Although the following comment was submitted for the MoPac South plan, it is equally relevant to the issues with highways at the North End of town. Many thanks to Dave for letting us post his comments:
Peak oil, chronic drought and climate change are political and economic imperatives that we can no longer ignore, so the projected growth rate for MoPac South is highly questionable regardless of past growth. Not only is drought likely to constrain growth, likewise the price of driving is likely to result in a lot less driving. The “Purpose, Goals Needs and Objectives are basically circular justifications based upon questionable arguments.

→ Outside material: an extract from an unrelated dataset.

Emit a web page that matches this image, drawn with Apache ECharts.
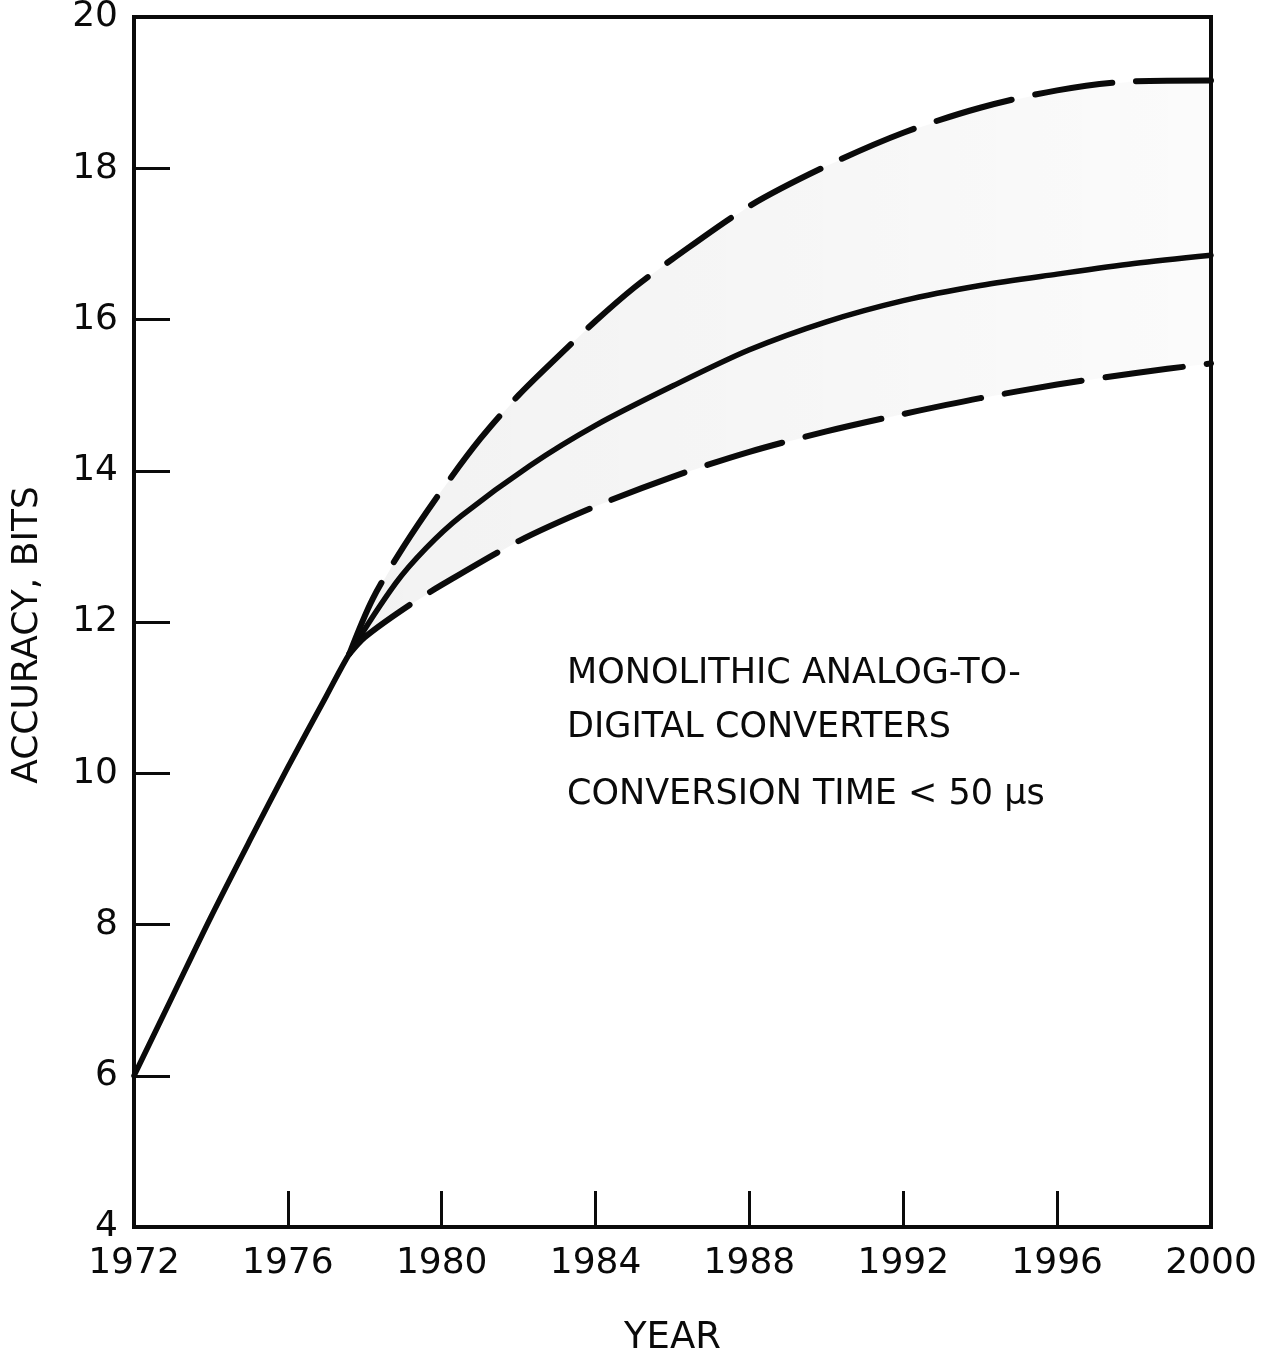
<!DOCTYPE html>
<html>
<head>
<meta charset="utf-8">
<title>Monolithic A/D converter accuracy trend</title>
<script src="https://cdn.jsdelivr.net/npm/echarts@6/dist/echarts.min.js"></script>
<style>
  html, body { margin: 0; padding: 0; background: #ffffff; }
  #chart { width: 1261px; height: 1354px; }
</style>
</head>
<body>
<div id="chart"></div>
<script>
// Axis tick values
const xTicks = [1972, 1976, 1980, 1984, 1988, 1992, 1996, 2000];
const yTicks = [4, 6, 8, 10, 12, 14, 16, 18, 20];

// Common trend up to the branch point (solid)
const stemYears = [1972, 1973, 1974, 1975, 1976, 1977, 1977.6];
const stemBits  = [6.0, 7.05, 8.1, 9.1, 10.08, 11.02, 11.58];

// Most likely projection (solid)
const midYears = [1978.8, 1979.6, 1980.5, 1982.3, 1984, 1986, 1988, 1990, 1992, 1994, 1996, 1998, 2000];
const midBits  = [12.51, 12.98, 13.4, 14.07, 14.6, 15.12, 15.6, 15.97, 16.25, 16.45, 16.6, 16.74, 16.85];

// Optimistic projection (upper dashed)
const upperYears = [1977.6, 1978.2, 1979, 1980, 1981, 1982, 1983, 1984, 1985, 1986, 1988, 1990, 1992, 1994, 1996, 1998, 2000];
const upperBits  = [11.58, 12.3, 12.99, 13.74, 14.42, 15.0, 15.5, 15.98, 16.42, 16.8, 17.5, 18.03, 18.47, 18.8, 19.03, 19.15, 19.16];

// Conservative projection (lower dashed)
const lowerYears = [1977.6, 1978, 1979, 1980, 1982, 1984, 1986, 1988, 1990, 1992, 1994, 1996, 1998, 2000];
const lowerBits  = [11.58, 11.8, 12.17, 12.49, 13.07, 13.53, 13.92, 14.25, 14.52, 14.75, 14.96, 15.14, 15.29, 15.42];

const annotationLines = [
  'MONOLITHIC ANALOG-TO-',
  'DIGITAL CONVERTERS',
  'CONVERSION TIME < 50 \u03BCs'
];

const pairs = (xs, ys) => xs.map((x, i) => [x, ys[i]]);

const solidData = pairs(stemYears, stemBits).concat(pairs(midYears, midBits));
const upperData = pairs(upperYears, upperBits);
const lowerData = pairs(lowerYears, lowerBits);

const FONT = 'DejaVu Sans';
const INK = '#0a0a0a';

const chart = echarts.init(document.getElementById('chart'), null, { renderer: 'canvas' });

chart.setOption({
  backgroundColor: '#ffffff',
  animation: false,
  grid: {
    left: 134, right: 50, top: 17, bottom: 127,
    containLabel: false,
    outerBoundsMode: 'none',
    show: true,
    borderColor: INK,
    borderWidth: 4,
    backgroundColor: 'transparent'
  },
  xAxis: {
    type: 'value',
    min: xTicks[0],
    max: xTicks[xTicks.length - 1],
    interval: xTicks[1] - xTicks[0],
    name: 'YEAR',
    nameLocation: 'middle',
    nameGap: 93,
    nameTextStyle: { fontFamily: FONT, fontSize: 37, color: INK },
    axisLine: { show: false },
    axisTick: { show: true, inside: true, length: 36, lineStyle: { color: INK, width: 3 } },
    axisLabel: {
      fontFamily: FONT, fontSize: 36, color: INK, margin: 19,
      formatter: v => String(v)
    },
    splitLine: { show: false }
  },
  yAxis: {
    type: 'value',
    min: yTicks[0],
    max: yTicks[yTicks.length - 1],
    interval: yTicks[1] - yTicks[0],
    name: 'ACCURACY, BITS',
    nameLocation: 'middle',
    nameGap: 88,
    nameRotate: 90,
    nameTextStyle: { fontFamily: FONT, fontSize: 36, color: INK, padding: [0, 26, 0, 0] },
    axisLine: { show: false },
    axisTick: { show: true, inside: true, length: 36, lineStyle: { color: INK, width: 3 } },
    axisLabel: {
      fontFamily: FONT, fontSize: 36, color: INK, margin: 16,
      formatter: v => String(v)
    },
    splitLine: { show: false }
  },
  graphic: annotationLines.map((t, i) => ({
    type: 'text',
    left: 567,
    top: [656, 710, 777][i],
    style: { text: t, font: '35px "DejaVu Sans"', fill: INK }
  })),
  series: [
    {
      // light stippled band between the optimistic and conservative curves
      type: 'custom',
      z: 1,
      silent: true,
      data: [0],
      renderItem: (params, api) => {
        const top = upperData.map(p => api.coord(p));
        const bottom = lowerData.slice().reverse().map(p => api.coord(p));
        return {
          type: 'polygon',
          shape: { points: top.concat(bottom) },
          style: {
            fill: new echarts.graphic.LinearGradient(0, 0, 1, 0, [
              { offset: 0, color: 'rgba(0,0,0,0.05)' },
              { offset: 0.5, color: 'rgba(0,0,0,0.035)' },
              { offset: 1, color: 'rgba(0,0,0,0.015)' }
            ])
          }
        };
      }
    },
    {
      name: 'Most likely',
      type: 'line',
      z: 3,
      data: solidData,
      smooth: 0.3,
      symbol: 'none',
      lineStyle: { color: INK, width: 5.5, cap: 'round', join: 'round' }
    },
    {
      name: 'Optimistic',
      type: 'line',
      z: 3,
      data: upperData,
      smooth: 0.3,
      symbol: 'none',
      lineStyle: { color: INK, width: 6, type: [78, 24], cap: 'round' }
    },
    {
      name: 'Conservative',
      type: 'line',
      z: 3,
      data: lowerData,
      smooth: 0.3,
      symbol: 'none',
      lineStyle: { color: INK, width: 6, type: [78, 24], cap: 'round' }
    }
  ]
});
</script>
</body>
</html>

We should be asking if adding capacity to fringe roadways helps us meet the future or should we instead be building high capacity transit systems, rail and bus, and funding frequent service so that the city and its suburbs grow denser around transit rather than perpetuating the unsustainable sprawl. Adding capacity to Mopac is begging the question of SH45 south, and that, in turn, raises what we want to encourage by way of our urban/suburban future.

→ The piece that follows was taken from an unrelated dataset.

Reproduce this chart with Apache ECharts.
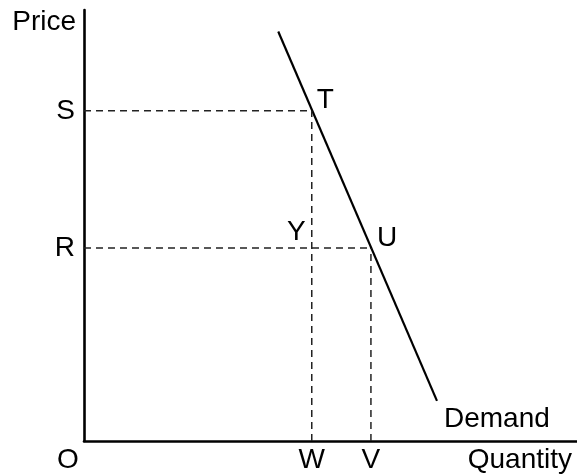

Federal transportation policy, the Texas Constitution, TxDot and county transportation departments have a built-in bias for roads that’s killing us economically and environmentally. Instead we need to find the political leadership to build urban rail in the right place in the congested core and expand it from there with the goal of putting more people into the city around rail stops with denser mixed use development offering a range of housing for Austinites of every economic level.
For Austin’s suburbs, we need to take advantage of the opportunity IH35’s congestion has created by building not only Lone Star Rail, but commuter rail in the former MKT ROW rather than an elevated freeway through Pflugerville’s downtown that TxDot’s been planning behind closed doors. We need to direct growth into the existing Georgetown to San Antonio corridor, serve it with appropriate transit modes and quit trying to build in all directions at once. Neither business nor government can afford to operate in that manner. There has to be a plan that matches public goods to private needs in a rational affordable manner that serves the greater public good and the MoPac South plan doesn’t meet that criteria.